General characteristics
- Tonnage: 119 GRT
- Length: 24 m (78.7 ft)
- Beam: 7.6 m (24.9 ft)
- Draught: 1.6 m (5.2 ft) (aft)
- Depth: 2.8 m (9.2 ft)
- Installed power: 224 KW (300 bhp)
- Propulsion: 2 × Gardner engines; 2 × Schottelrudder propellers at aft end; 1 × Schottellow thrust forward; Changed to twin screw on shafts.;
- Speed: 9 knots (17 km/h)
- Capacity: 240 passengers (max)

= MV Cruiser =

Cruiser is a passenger vessel owned by Jetstream Tours operating in the Thames Estuary including sailings from Southend Pier and various north Kent ports. She regularly sails to the Thames forts. Her former names are Southsea Queen, Hythe Hotspur and Poole Scene.

==History==
Southsea Queen was built in 1974 by James & Stone of Brightlingsea for the Gosport Ferry Company for cruising and standby ferry duties.

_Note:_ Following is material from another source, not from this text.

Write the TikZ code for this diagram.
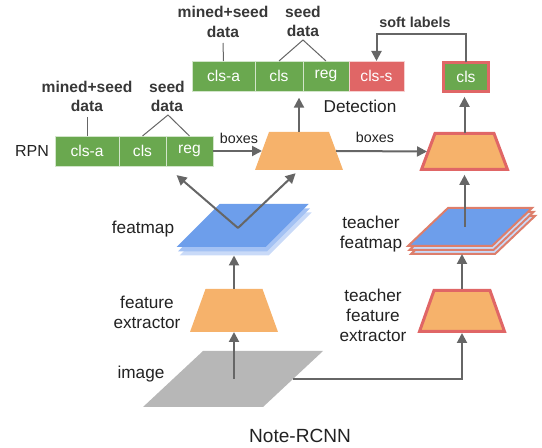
\documentclass[tikz,border=0pt]{standalone}
\usepackage{fontspec}
\setmainfont{Liberation Sans}
\usetikzlibrary{arrows.meta,calc}
\definecolor{cgreen}{HTML}{6AA84F}
\definecolor{corange}{HTML}{F6B26B}
\definecolor{cblue}{HTML}{6D9EEB}
\definecolor{cblueb}{HTML}{A4C2F4}
\definecolor{cbluec}{HTML}{C9DAF8}
\definecolor{cgrayfill}{HTML}{B7B7B7}
\definecolor{cred}{HTML}{E06666}
\definecolor{csalmon}{HTML}{DD7E6B}
\definecolor{cgray}{HTML}{666666}
\definecolor{ctext}{HTML}{222222}
% trapezoid inside a named box node: #2 name, #3 slant (px)
\newcommand\mytrap[3][]{\path[#1] (#2.south west) -- (#2.south east) -- ($(#2.north east)+(-#3,0)$) -- ($(#2.north west)+(#3,0)$) -- cycle;}
% parallelogram inside a named box node: #2 name, #3 skew (px)
\newcommand\mypara[3][]{\path[#1] (#2.south west) -- ($(#2.south east)+(-#3,0)$) -- (#2.north east) -- ($(#2.north west)+(#3,0)$) -- cycle;}
\begin{document}
\begin{tikzpicture}[x=0.75pt,y=-0.75pt,
  arr/.style={draw=cgray, line width=1.5pt, -{Triangle[length=7.5pt,width=7.5pt]}},
  thin/.style={draw=cgray, line width=0.75pt},
  cell/.style={draw=white!70!cgreen, line width=0.5pt, fill=cgreen, text=white, minimum height=22.5pt, inner sep=0pt, outer sep=0pt, font=\fontsize{11.7}{14}\selectfont, anchor=west},
  lbl/.style={font=\fontsize{12.9}{15}\selectfont, align=center, inner sep=0pt, text=ctext},
  ann/.style={font=\bfseries\fontsize{11.7}{14.5}\selectfont, align=center, inner sep=0pt, text=ctext!90},
  small/.style={font=\fontsize{10.7}{13}\selectfont, inner sep=0pt, text=ctext},
  shapebox/.style 2 args={rectangle, inner sep=0pt, outer sep=0pt, minimum width=#1*0.75pt, minimum height=#2*0.75pt}
]
\useasboundingbox (0,0) rectangle (542,448);

% image
\node[shapebox={180}{56}] (img) at (233,379) {};
\mypara[fill=cgrayfill]{img}{60}

% feature extractors
\node[shapebox={88}{43}] (fe) at (234,310.5) {};
\mytrap[fill=corange]{fe}{15.5}
\node[shapebox={85}{41}] (tfe) at (462,311) {};
\mytrap[fill=corange, draw=cred, line width=2.25pt, line join=miter]{tfe}{14.5}

% featmaps
\node[shapebox={132}{43}] (fm3) at (245.5,234) {};
\mypara[fill=cbluec]{fm3}{43}
\node[shapebox={132}{43}] (fm2) at (244,229.8) {};
\mypara[fill=cblueb]{fm2}{43}
\node[shapebox={132}{43}] (fm) at (242.5,225.5) {};
\mypara[fill=cblue]{fm}{43}
\node[shapebox={124}{38}] (tfm3) at (473,235) {};
\mypara[fill=cbluec, draw=csalmon, line width=1.5pt]{tfm3}{40}
\node[shapebox={124}{38}] (tfm2) at (471.5,231) {};
\mypara[fill=cbluec, draw=csalmon, line width=1.5pt]{tfm2}{40}
\node[shapebox={124}{38}] (tfm) at (470,227) {};
\mypara[fill=cblue, draw=csalmon, line width=1.5pt]{tfm}{40}

% detection heads
\node[shapebox={88}{38}] (det) at (299,151) {};
\mytrap[fill=corange]{det}{14}
\node[shapebox={86}{36}] (tdet) at (464.5,151.5) {};
\mytrap[fill=corange, draw=cred, line width=2.25pt]{tdet}{13.5}

% RPN cells
\node[cell, minimum width=48pt] (rpna) at (55,151) {cls-a};
\node[cell, minimum width=35.25pt] (rpnc) at (rpna.east) {cls};
\node[cell, minimum width=35.25pt] (rpnr) at (rpnc.east) {reg};

% Detection cells
\node[cell, minimum width=47.25pt] (dca) at (192,76) {cls-a};
\node[cell, minimum width=36pt] (dc) at (dca.east) {cls};
\node[cell, minimum width=34.5pt] (dr) at (dc.east) {reg};
\node[cell, minimum width=41.25pt, fill=cred, draw=white!70!cred] (dcs) at (dr.east) {cls-s};

% teacher cls
\node[cell, anchor=center, minimum width=33.75pt, minimum height=21.75pt, draw=cred, line width=2.25pt] (tcls) at (466,77) {cls};

% labels
\node[lbl, font=\fontsize{12}{14}\selectfont] (lrpn) at (32,151) {RPN};
\node[lbl] (ldet) at (360,106) {Detection};
\node[lbl] (lfm) at (143,229) {featmap};
\node[lbl] (lfe) at (147,312) {feature\\extractor};
\node[lbl] (limg) at (141,374) {image};
\node[lbl] (ltfm) at (371,234.5) {teacher\\featmap};
\node[lbl] (ltfe) at (373,315) {teacher\\feature\\extractor};
\node[lbl, font=\fontsize{14.3}{17}\selectfont] (ltitle) at (300,436) {Note-RCNN};
\node[small] (lb1) at (239,138) {boxes};
\node[small] (lb2) at (375,137) {boxes};
\node[ann, font=\bfseries\fontsize{10.8}{13}\selectfont] (lsoft) at (415,22) {soft labels};

% annotations
\node[ann] (a1) at (87,96.5) {mined+seed\\data};
\coordinate (a1p) at (87,117);
\draw[thin] (a1p) -- (rpna.north);
\node[ann] (a2) at (167,96.5) {seed\\data};
\coordinate (a2p) at (168,115);
\draw[thin] (rpnc.north) -- (a2p) -- (rpnr.north);
\node[ann] (a3) at (223,22) {mined+seed\\data};
\coordinate (a3p) at (223,43);
\draw[thin] (a3p) -- (dca.north);
\node[ann] (a4) at (303,21.5) {seed\\data};
\coordinate (a4p) at (303,40);
\draw[thin] (dc.north) -- (a4p) -- (dr.north);

% arrows
\draw[arr] (fe.south |- img.center) -- (fe.south);
\draw[arr] ($(img.east)+(-30,0)$) -| ($(tfe.south)+(0,1.5)$);
\draw[arr] (fe.north) -- (fe.north |- fm3.south);
\draw[arr] ($(tfe.north)+(0,-1.5)$) -- (tfe.north |- tfm3.south);
\coordinate (fmv) at (238,228);
\draw[arr, shorten >=10.5pt] (fmv) -- (rpnr.south west);
\draw[arr, shorten >=3.5pt] (fmv) -- (det.south);
\draw[arr, shorten >=4pt] (tdet.south |- tfm.center) -- (tdet.south);
\draw[arr] (rpnr.east) -- ($(det.west)+(7,0)$);
\draw[arr] ($(det.east)+(-7,0)$) -- ($(tdet.west)+(5.5,0)$);
\draw[arr, shorten >=5pt] (det.north) -- (det.north |- dc.south);
\draw[arr, shorten >=4pt] (tdet.north) -- (tdet.north |- tcls.south);
\draw[arr] (tcls.north) -- ++(0,-28) -| (dcs.north);
\end{tikzpicture}
\end{document}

She was similar to Solent Enterprise, from the same shipyard but with a flared pointed bow. However, at 119 GRT she proved too small for her job and just four years later was sold to General Estates who then owned Hythe Ferry, till the whole ferry company changed ownership to White Horse Ferries in 1997 for use on its Hythe Ferry service, and event cruises, evening dicso cruises and Day Trip's returns to Ryde, Isle of Wight. She was renamed Hythe Hotspur and repainted from her green with red band livery to a red and white livery and a bar was installed for use on Cruises.

She was withdrawn from this service in 1995 and chartered to Brownsea Island Ferries for service in Poole Harbour. She initially kept the name Hythe Hotspur but was later sold to Blue Funnel Cruises in 1997 and renamed Poole Scene. She sailed from Poole Quay until early 1998, when she returned to Southampton.

In 1999, she was sold to Clyde Marine Services and renamed Cruiser. As such, she operated as a charter cruise vessel out of Greenock, cruising the River and Firth of Clyde. This included the weekday Rosneath ferry service from Gourock to Kilcreggan on behalf of SPT, as a substitute vessel when was out of service. In 2007 Clyde Marine introduced Seabus on this route, but in 2012 SPT accepted the tender from Clydelink for the service.

In 2023 Cruiser was sold to Jetstream Tours Ltd and relocated to the Thames and Medway. Cruiser was fitted with an additional deck aft of the bridge to facilitate loading and unloading of RFA ships in the Clyde but proved beneficial for working at piers and Wharfs in the Thames and Medway.